This case study took an unexpected turn that could only happen in certain areas of the country. The vehicle in this case study is an 1992 Cadillac Eldorado. When this car was dropped off, I was told that it was a no start caused by the anti-theft system. The first step I took on this one was to confirm the no start. I turned the key to the run position and nothing happened besides power being cut to unnecessary devices. Next step on my list was to check for codes, none present. So I decided to print out the starting system electrical diagrams. The first image is the diagram I used.
Power goes from the battery, to fuse, to ignition switch, to the starter enable relay that is controlled by the pass-key decoder module. Then the power goes from the starter enable relay, thru the transmission position switch, to the the starter. I diagnose electrical problems 3 ways; #1: by finding the easiest testing points, #2: by testing at points in which multiple tests can be performed, and #3: by going to common failure points.
After looking at the wire diagram on the starting system, I choose to use #2. I saw the starter enable relay as a great place to check for power after the ignition switch, check to see if the anti-theft system was enabling the starter, and I was able to jump power to see if the starter would engage. Testing from here let me divide the circuit into 3 smaller circuits and to also check for the three things this circuit used. Power, ground through the starter and the anti-theft enable. I figured I would also be using my 1st way to diagnose but when I found out that the starter enable relay was under the driver side carpet I knew it wasn’t my 1st way but it was my 3rd way. How many corroded wires and bad grounds have you found under carpet? I sure have found my share.
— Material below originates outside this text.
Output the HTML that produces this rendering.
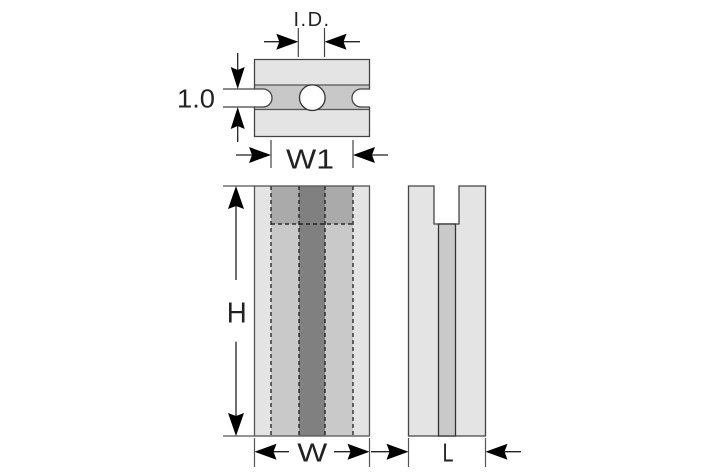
<!DOCTYPE html>
<html><head><meta charset="utf-8"><style>
html,body{margin:0;padding:0;background:#fff;}
svg{display:block;}
text{font-family:"Liberation Sans",sans-serif;fill:#222;}
</style></head><body>
<svg width="709" height="472" viewBox="0 0 709 472" xmlns="http://www.w3.org/2000/svg">
<!-- TOP VIEW -->
<path d="M254.5,59.5 H369.5 V89 H361 A9,9 0 0 0 361,107 H369.5 V136.5 H254.5 V107 H263 A9,9 0 0 0 263,89 H254.5 Z" fill="#e4e4e4"/>
<rect x="254.5" y="85" width="115" height="24.5" fill="#c8c8c8"/>
<line x1="254.5" y1="85" x2="369.5" y2="85" stroke="#555" stroke-width="1.3"/>
<line x1="254.5" y1="109.5" x2="369.5" y2="109.5" stroke="#555" stroke-width="1.3"/>
<path d="M250,89 H263 A9,9 0 0 1 263,107 H250 Z" fill="#fff"/>
<path d="M375,89 H361 A9,9 0 0 0 361,107 H375 Z" fill="#fff"/>
<circle cx="312.3" cy="97.7" r="12.8" fill="#fff" stroke="#333" stroke-width="1.3"/>
<path d="M254.5,59.5 H369.5 V89 H361 A9,9 0 0 0 361,107 H369.5 V136.5 H254.5 V107 H263 A9,9 0 0 0 263,89 H254.5 Z" fill="none" stroke="#444" stroke-width="1.3"/>

<!-- I.D. dim -->
<line x1="298.3" y1="28" x2="298.3" y2="57" stroke="#444" stroke-width="1.2"/>
<line x1="324.5" y1="28" x2="324.5" y2="57" stroke="#444" stroke-width="1.2"/>
<line x1="264" y1="41.7" x2="290" y2="41.7" stroke="#222" stroke-width="1.3"/>
<path d="M298.3,41.7 L276.3,33.7 L279.3,41.7 L276.3,49.7 Z" fill="#000"/>
<line x1="360" y1="41.7" x2="332" y2="41.7" stroke="#222" stroke-width="1.3"/>
<path d="M324.5,41.7 L346.5,33.7 L343.5,41.7 L346.5,49.7 Z" fill="#000"/>
<text x="293.5" y="26" font-size="20" letter-spacing="1.5">I.D.</text>

<!-- 1.0 dim -->
<line x1="223" y1="89" x2="254.5" y2="89" stroke="#444" stroke-width="1.2"/>
<line x1="223" y1="107" x2="254.5" y2="107" stroke="#444" stroke-width="1.2"/>
<line x1="237.7" y1="53" x2="237.7" y2="80" stroke="#222" stroke-width="1.3"/>
<path d="M237.7,89 L230.7,67 L237.7,70 L244.7,67 Z" fill="#000"/>
<line x1="237.7" y1="142" x2="237.7" y2="116" stroke="#222" stroke-width="1.3"/>
<path d="M237.7,107 L230.7,129 L237.7,126 L244.7,129 Z" fill="#000"/>
<text x="215" y="107.7" font-size="26" text-anchor="end" textLength="38" lengthAdjust="spacingAndGlyphs">1.0</text>

<!-- W1 dim -->
<line x1="271" y1="140" x2="271" y2="168" stroke="#444" stroke-width="1.2"/>
<line x1="353" y1="140" x2="353" y2="168" stroke="#444" stroke-width="1.2"/>
<line x1="236" y1="155" x2="262" y2="155" stroke="#222" stroke-width="1.3"/>
<path d="M271,155 L249,147 L252,155 L249,163 Z" fill="#000"/>
<line x1="388" y1="155" x2="362" y2="155" stroke="#222" stroke-width="1.3"/>
<path d="M353,155 L375,147 L372,155 L375,163 Z" fill="#000"/>
<text x="310" y="168.3" font-size="28" text-anchor="middle" textLength="48" lengthAdjust="spacingAndGlyphs">W1</text>

<!-- FRONT VIEW -->
<rect x="254.5" y="186" width="115" height="250" fill="#e4e4e4"/>
<rect x="271" y="186" width="82" height="38" fill="#aaaaaa"/>
<rect x="271" y="224" width="28" height="212" fill="#c9c9c9"/>
<rect x="325" y="224" width="28" height="212" fill="#c9c9c9"/>
<rect x="299" y="186" width="26" height="250" fill="#808080"/>
<g stroke="#111" stroke-width="1.2" stroke-dasharray="4,3" fill="none">
<line x1="271" y1="186" x2="271" y2="436"/>
<line x1="299" y1="186" x2="299" y2="436"/>
<line x1="325" y1="186" x2="325" y2="436"/>
<line x1="353" y1="186" x2="353" y2="436"/>
<line x1="271" y1="224" x2="353" y2="224"/>
</g>
<rect x="254.5" y="186" width="115" height="250" fill="none" stroke="#555" stroke-width="1.3"/>

<!-- H dim -->
<line x1="223" y1="186" x2="254.5" y2="186" stroke="#555" stroke-width="1.2"/>
<line x1="223" y1="436" x2="254.5" y2="436" stroke="#555" stroke-width="1.2"/>
<line x1="236" y1="195" x2="236" y2="280" stroke="#222" stroke-width="1.3"/>
<line x1="236" y1="341.7" x2="236" y2="427" stroke="#222" stroke-width="1.3"/>
<path d="M236,186 L228,209 L236,206 L244,209 Z" fill="#000"/>
<path d="M236,436 L228,413 L236,416 L244,413 Z" fill="#000"/>
<text x="236.7" y="322.3" font-size="29" text-anchor="middle" textLength="20" lengthAdjust="spacingAndGlyphs">H</text>

<!-- SIDE VIEW -->
<path d="M408.5,186 H434 V224 H459 V186 H485.5 V436 H408.5 Z" fill="#e4e4e4" stroke="#444" stroke-width="1.3"/>
<rect x="438.5" y="224" width="17" height="212" fill="#c9c9c9" stroke="#333" stroke-width="1.3"/>

<!-- W and L dims -->
<line x1="254.5" y1="438" x2="254.5" y2="467" stroke="#555" stroke-width="1.2"/>
<line x1="369.5" y1="438" x2="369.5" y2="467" stroke="#555" stroke-width="1.2"/>
<line x1="408.5" y1="438" x2="408.5" y2="467" stroke="#555" stroke-width="1.2"/>
<line x1="485.5" y1="438" x2="485.5" y2="467" stroke="#555" stroke-width="1.2"/>
<line x1="289" y1="451.7" x2="263" y2="451.7" stroke="#222" stroke-width="1.3"/>
<path d="M254.5,451.7 L276.5,443.7 L273.5,451.7 L276.5,459.7 Z" fill="#000"/>
<line x1="334" y1="451.7" x2="361" y2="451.7" stroke="#222" stroke-width="1.3"/>
<path d="M369.5,451.7 L347.5,443.7 L350.5,451.7 L347.5,459.7 Z" fill="#000"/>
<line x1="371" y1="451.7" x2="400" y2="451.7" stroke="#222" stroke-width="1.3"/>
<path d="M408.5,451.7 L386.5,443.7 L389.5,451.7 L386.5,459.7 Z" fill="#000"/>
<line x1="521" y1="451.7" x2="494" y2="451.7" stroke="#222" stroke-width="1.3"/>
<path d="M485.5,451.7 L507.5,443.7 L504.5,451.7 L507.5,459.7 Z" fill="#000"/>
<text x="312.3" y="461.7" font-size="26" text-anchor="middle" textLength="30" lengthAdjust="spacingAndGlyphs">W</text>
<text x="448" y="461.7" font-size="26" text-anchor="middle" textLength="11" lengthAdjust="spacingAndGlyphs">L</text>
</svg>
</body></html>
As I started pulling trim off and started pulling back the carpet I ran in to something not everyone gets to see. This car was just pulled in out 0*F weather and the carpet was completely frozen rock hard. I had to pry back the carpet far enough to get to the relay and connector. I then check the relay for power at terminal 1 and 2. Then I checked to see if the pass-key decoder module was actually trying to ground out the relay, which it was. I finally jumped power from terminal 1 to terminal 4 which engaged the starter. Now I know that the power supply circuit, anti-theft system, and the rest of the starter circuit are all good besides the relay itself all at one location. The problem with this car was that the relay filled with water from the sunroof that was missing and then it froze solid. You think they see that in Arizona! The relay still worked after I thawed it but it still got a new one and off it went.